### THE REQUEST:
Retype everything in the listing, leaving each line exactly as it is.

### GIVEN INFORMATION:

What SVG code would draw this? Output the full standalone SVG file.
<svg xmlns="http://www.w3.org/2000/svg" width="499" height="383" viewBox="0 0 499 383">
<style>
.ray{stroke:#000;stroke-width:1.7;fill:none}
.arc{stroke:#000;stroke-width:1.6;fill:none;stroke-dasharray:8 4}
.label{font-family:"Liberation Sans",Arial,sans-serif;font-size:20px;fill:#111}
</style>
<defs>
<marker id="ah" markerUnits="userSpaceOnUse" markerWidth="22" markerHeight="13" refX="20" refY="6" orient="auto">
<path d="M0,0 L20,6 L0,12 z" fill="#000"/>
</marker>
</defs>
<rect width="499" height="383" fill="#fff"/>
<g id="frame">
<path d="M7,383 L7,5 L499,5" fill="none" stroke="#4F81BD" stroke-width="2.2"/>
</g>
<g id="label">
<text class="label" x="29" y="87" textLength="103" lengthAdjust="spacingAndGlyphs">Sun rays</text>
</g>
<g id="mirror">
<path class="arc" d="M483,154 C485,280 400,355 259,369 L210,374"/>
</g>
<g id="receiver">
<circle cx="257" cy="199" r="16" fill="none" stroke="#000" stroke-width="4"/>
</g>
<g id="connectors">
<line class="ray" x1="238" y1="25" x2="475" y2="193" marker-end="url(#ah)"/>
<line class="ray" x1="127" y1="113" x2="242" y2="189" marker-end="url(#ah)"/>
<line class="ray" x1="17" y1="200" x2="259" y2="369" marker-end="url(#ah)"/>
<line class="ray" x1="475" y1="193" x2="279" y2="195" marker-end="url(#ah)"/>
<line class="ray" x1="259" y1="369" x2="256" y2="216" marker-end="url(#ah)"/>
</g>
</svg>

### PROBLEM SOLUTION:
What SVG code would draw this? Output the full standalone SVG file.
<svg xmlns="http://www.w3.org/2000/svg" width="499" height="383" viewBox="0 0 499 383">
<style>
.ray{stroke:#000;stroke-width:1.7;fill:none}
.arc{stroke:#000;stroke-width:1.6;fill:none;stroke-dasharray:8 4}
.label{font-family:"Liberation Sans",Arial,sans-serif;font-size:20px;fill:#111}
</style>
<defs>
<marker id="ah" markerUnits="userSpaceOnUse" markerWidth="22" markerHeight="13" refX="20" refY="6" orient="auto">
<path d="M0,0 L20,6 L0,12 z" fill="#000"/>
</marker>
</defs>
<rect width="499" height="383" fill="#fff"/>
<g id="frame">
<path d="M7,383 L7,5 L499,5" fill="none" stroke="#4F81BD" stroke-width="2.2"/>
</g>
<g id="label">
<text class="label" x="29" y="87" textLength="103" lengthAdjust="spacingAndGlyphs">Sun rays</text>
</g>
<g id="mirror">
<path class="arc" d="M483,154 C485,280 400,355 259,369 L210,374"/>
</g>
<g id="receiver">
<circle cx="257" cy="199" r="16" fill="none" stroke="#000" stroke-width="4"/>
</g>
<g id="connectors">
<line class="ray" x1="238" y1="25" x2="475" y2="193" marker-end="url(#ah)"/>
<line class="ray" x1="127" y1="113" x2="242" y2="189" marker-end="url(#ah)"/>
<line class="ray" x1="17" y1="200" x2="259" y2="369" marker-end="url(#ah)"/>
<line class="ray" x1="475" y1="193" x2="279" y2="195" marker-end="url(#ah)"/>
<line class="ray" x1="259" y1="369" x2="256" y2="216" marker-end="url(#ah)"/>
</g>
</svg>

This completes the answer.